Interview What's it like to fly an F-35 fighter jet? We interviewed the chief British test pilot about a uniquely British flying technique – and then had a play with a full cockpit simulator to find out for ourselves.
Squadron Leader Andy Edgell is the Royal Air Force's top test pilot for the F-35 flight trials programme. A former Harrier pilot with sea time on two of the UK's previous aircraft carriers, Her Majesty's Ships Ark Royal and Illustrious, as well as operational deployments to Kandahar, Afghanistan, he is now based at the US Navy's test base at Patuxent River. He spoke to The Register in London yesterday at an F-35 press event.
In his view the F-35 and the Harrier, despite broadly doing the same thing (landing vertically) are "almost incomparable" in flying terms: "The design principle of the F-35 is 'low effort' while the Harrier is a challenge to fly."
Andy explained: "The human brain has a finite capacity and we don't want to use that on flying... we want to concentrate on being an operator of sensors."
The theory behind the F-35's "sensor fusion" concept is that by putting some of the world's most advanced radars and other sensors on it, and then networking those with other F-35s, the unparalleled situational awareness this gives the pilots makes them a far more formidable fighting unit than other current frontline fighter jets.
But does the high level of automation leave you "vulnerable" to the aircraft's whims while the pilot pores over his screens, we wondered? "You are in charge, if you choose to use it. Additional automation is there too – height, speed, heading hold. If you need to be hands-on with the throttle and stick, that's available. If you had a dynamic flight, you can dial that down."
SRVL – a thoroughly British bit of innovation
Andy also talked about the "uniquely British" manoeuvre that the UK team at Pax River developed, the shipborne rolling vertical landing (SRVL). For a jet fighter like the Harrier or the F-35, the normal landing technique on an aircraft carrier is to fly over the designated spot, hover and gently set down. But, as Andy explained, this reduces the amount of what he described as "Bernoulli lift" generated by the aircraft's wings. With less lift available, you reduce the maximum landing weight (too heavy and you break the undercarriage during the thump of touchdown) – and therefore the pilot may have to jettison expensive missiles and fuel to bring the aircraft back within safe vertical landing limits.
With the SRVL technique, however, the pilot combines the vertical landing and a traditional horizontal landing like you'd see at an airport. By doing this the amount of Bernoulli lift available is increased – and, in naval aviation terms, the number of unused missiles that can be brought home to fight again with is increased.

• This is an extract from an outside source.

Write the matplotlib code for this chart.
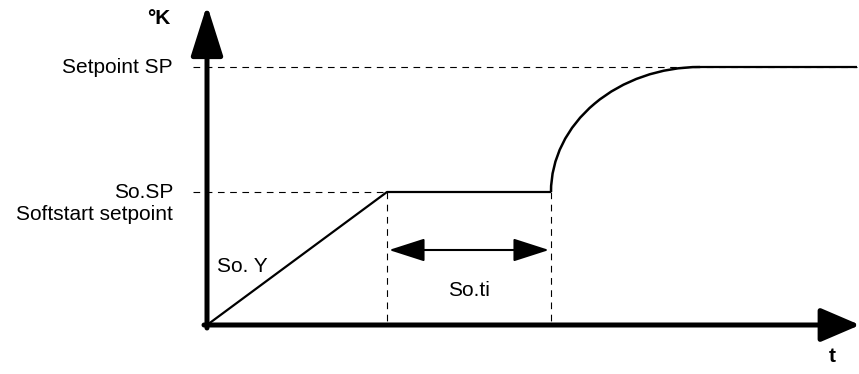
import matplotlib.pyplot as plt
from matplotlib.patches import Arc

plt.rcParams['font.family'] = ['Liberation Sans', 'DejaVu Sans']

# schematic values (time / temperature units, origin at the axes crossing)
t_ramp_end = 180     # end of the So. Y ramp
t_hold_end = 344     # end of soft start hold (So.ti)
t_reach = 493        # setpoint reached
t_end = 650
soft_sp = 133        # So.SP
setpoint = 258       # Setpoint SP

ramp_t = [0, t_ramp_end, t_hold_end]
ramp_y = [0, soft_sp, soft_sp]
flat_t = [t_reach, t_end]
flat_y = [setpoint, setpoint]

level_labels = ["Setpoint SP", "So.SP"]
level_values = [setpoint, soft_sp]

fig = plt.figure(figsize=(8.59, 3.74), dpi=100)
ax = fig.add_axes([0, 0, 1, 1])
ax.set_xlim(-207, 652)
ax.set_ylim(-49, 325)
ax.axis("off")

# dashed guide lines
ax.plot([-14, t_end], [setpoint, setpoint], color="black", lw=0.8, dashes=(6, 5))
ax.plot([-14, t_ramp_end], [soft_sp, soft_sp], color="black", lw=0.8, dashes=(6, 5))
ax.plot([t_ramp_end, t_ramp_end], [soft_sp, 0], color="black", lw=0.8, dashes=(6, 5))
ax.plot([t_hold_end, t_hold_end], [soft_sp, 0], color="black", lw=0.8, dashes=(6, 5))

# process curve
ax.plot(ramp_t, ramp_y, color="black", lw=1.6, solid_capstyle="butt")
ax.plot(flat_t, flat_y, color="black", lw=1.6, solid_capstyle="butt")
ax.add_patch(Arc((t_reach, soft_sp), 2 * (t_reach - t_hold_end), 2 * (setpoint - soft_sp),
                 theta1=90, theta2=180, color="black", lw=1.8))

# axes arrows
ax.annotate("", xy=(0, 320), xytext=(0, -3), annotation_clip=False,
            arrowprops=dict(arrowstyle="-|>,head_length=1.2,head_width=0.38", mutation_scale=26,
                            lw=3.6, color="black", shrinkA=0, shrinkB=0))
ax.annotate("", xy=(653, 0), xytext=(-3, 0), annotation_clip=False,
            arrowprops=dict(arrowstyle="-|>,head_length=1.05,head_width=0.45", mutation_scale=23,
                            lw=3.6, color="black", shrinkA=0, shrinkB=0))

# So.ti span arrow
ax.annotate("", xy=(t_hold_end - 2, 75), xytext=(t_ramp_end + 2, 75),
            arrowprops=dict(arrowstyle="<|-|>,head_length=1.4,head_width=0.45", mutation_scale=16,
                            lw=1.5, color="black", shrinkA=0, shrinkB=0))

# labels
fs = 15
for lab, val in zip(level_labels, level_values):
    ax.text(-34, val, lab, ha="right", va="center", fontsize=fs)
ax.text(-34, soft_sp - 22, "Softstart setpoint", ha="right", va="center", fontsize=fs)
ax.text(10, 59, "So. Y", ha="left", va="center", fontsize=fs)
ax.text((t_ramp_end + t_hold_end) / 2, 34, "So.ti", ha="center", va="center", fontsize=fs)
ax.text(625, -31, "t", ha="center", va="center", fontsize=fs, fontweight="bold")
ax.text(-48, 307, "°K", ha="center", va="center", fontsize=fs, fontweight="bold")

fig.savefig("out.png", dpi=100)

"It's a 35-knot overtaking speed at a seven-degree angle relative to the boat," Andy said. "You're literally coming down at the perfect speed and the perfect angle. This is British, utterly British," he enthused. "Everything we've done with the VAAC Harrier at places like Boscombe [Down, home of British military aviation research], stuff with modelling on how aircraft flies, it's brilliant."
"The VAAC Harrier developed this years ago, with landings on [French aircraft carrier] Charles de Gaulle and the principles behind it were invented by the British," said Andy. The VAAC (Vectored thrust Advanced Aircraft Control) system, developed over the 1980s and 1990s by the British aeronautical industry, was eventually incorporated in the production F-35B, as is being flown by the RAF, the Royal Navy, the US Marines and Italy.
That theme of automation also plays into the training for operating the F-35. According to both Andy and BAE Systems, the biggest sub-contractor on the F-35 project, around 3,000 hours of test flying have been completed on the full-motion simulator at BAE's Warton plant. Faith in the fidelity of the simulators is critical for the "flight" trials taking place in the UK, which includes both test flying and the training of landing signals officers (LSOs), who are F-35 pilots tasked with talking their comrades safely down to the deck. The simulators for both are linked, meaning the trainee pilot and trainee LSO can interact.
Andy praised the dedication of the BAE team working on the trials, joking: "Every time I see them I'll say, how's the marriage going?"